All the people at Green Knight Co., they’re all getting up early, they all have hard majors, they’re all involved on campus – you’re never alone. If you were to complain about something, that would just be not fair, because we’re all going through the same thing. 

Wilson: What I found most encouraging was – I hate running, and I’m going to keep saying it – and I was always the last in the pack, and every time we would finish a run and I’d be way behind, the entire program would come back and circle around and come get me. … We’re only as strong as our weakest link.

Going into it, I thought the Army is just, “left, right, left,” very hard, very goal-driven. But I walked into it and I walked out as part of a family. It was only a semester, but I grew friendships and … feel like I actually meant something to someone.

The big picture:

Potter: There are those moments where I’m running and think, “I hate this.” But then I think, “What other college student is doing this right now?” Every morning, we say the Soldier’s Creed, which is a good reminder of why I’m here and what is my duty as a soldier and as an American.
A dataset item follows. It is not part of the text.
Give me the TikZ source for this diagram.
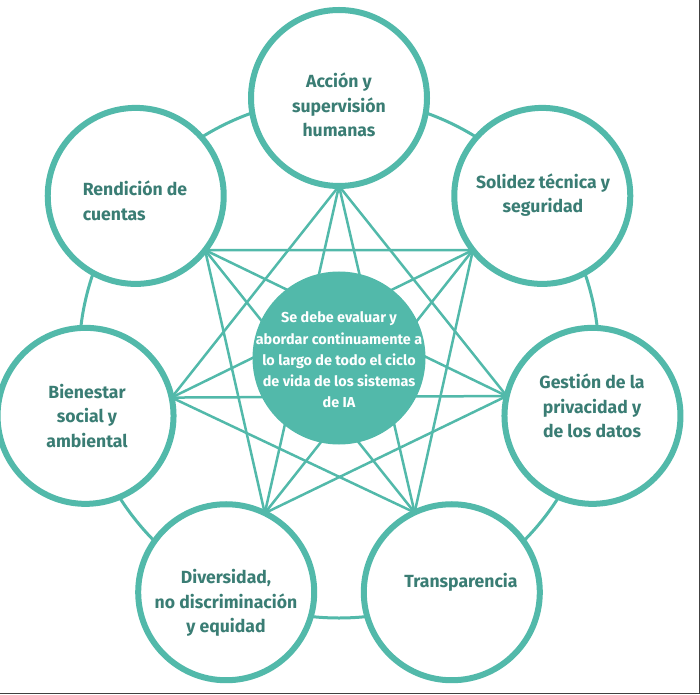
\documentclass[tikz,border=0pt]{standalone}
\usepackage{fontspec}
\setmainfont{Fira Sans}
\usepackage{tikz}
\usetikzlibrary{positioning}

\definecolor{verde}{HTML}{52B9AA}
\definecolor{texto}{HTML}{3A7D74}

\begin{document}
\begin{tikzpicture}[x=1pt, y=1pt,
    circ/.style={draw=verde, line width=6pt, fill=white, circle, minimum size=176pt, inner sep=0pt, outer sep=0pt},
    anillo/.style={draw=verde, line width=3pt},
    enlace/.style={draw=verde, line width=2.5pt},
    etiqueta/.style={text=texto, font=\fontsize{17.6}{24.5}\selectfont\bfseries, align=center},
    centro/.style={fill=verde, circle, minimum size=173pt, inner sep=0pt},
    nota/.style={text=white, font=\fontsize{14.4}{21.2}\selectfont\bfseries, align=center, inner sep=0pt}]
\useasboundingbox (0,0) rectangle (700,694);

\begin{scope}[shift={(339,336)}]
    \draw[anillo] (0,0) circle (260);
    \foreach \n [count=\i from 0] in {accion,solidez,gestion,transparencia,diversidad,bienestar,rendicion} {
        \pgfmathsetmacro\a{270-\i*360/7}
        \node[circ] (\n) at ({90-\i*360/7}:260) {};
        \coordinate (p\i) at (\n.\a);
    }
\end{scope}

\foreach \i in {0,...,6} \foreach \k in {2,3} {
    \pgfmathtruncatemacro\j{mod(\i+\k,7)}
    \draw[enlace] (p\i) -- (p\j);
}

\node[centro] (centro) at (339,336) {};
\node[nota] (centro-t) at (339,334) {Se debe evaluar y\\abordar continuamente a\\lo largo de todo el ciclo\\de vida de los sistemas\\de IA};

\node[etiqueta] (accion-t) at (339,589) {Acción y\\supervisión\\humanas};
\node[etiqueta] (solidez-t) at (543,499) {Solidez técnica y\\seguridad};
\node[etiqueta] (gestion-t) at (592,288) {Gestión de la\\privacidad y\\de los datos};
\node[etiqueta] (transparencia-t) at (461,112) {Transparencia};
\node[etiqueta] (diversidad-t) at (226,91) {Diversidad,\\no discriminación\\y equidad};
\node[etiqueta] (bienestar-t) at (87,278) {Bienestar\\social y\\ambiental};
\node[etiqueta, align=left] (rendicion-t) at (135,493) {Rendición de\\cuentas};

\draw[black!75, line width=1.2pt] (0,0.6) -- (699.4,0.6) -- (699.4,694);
\end{tikzpicture}
\end{document}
It just keeps you grounded and keeps you coming back to why I’m here and what I’m doing. … I’m so amazed at how cool this program is and how honored I am to be a part of it. … It’s been cool to have Brooke see what we’re
all about.

Wilson: There was this one time we were marching on the bridge, and it was like the coolest thing I’ve seen in my entire life. … We were walking up the bridge and they were holding the American flag at the front, and I was all the way at the back. The sunrise was coming up over the bridge, and it was just the coolest thing. I felt very patriotic and lucky to be a part of the program this semester. 

You kind of have to look at it as a bigger picture, that it’s not just about you.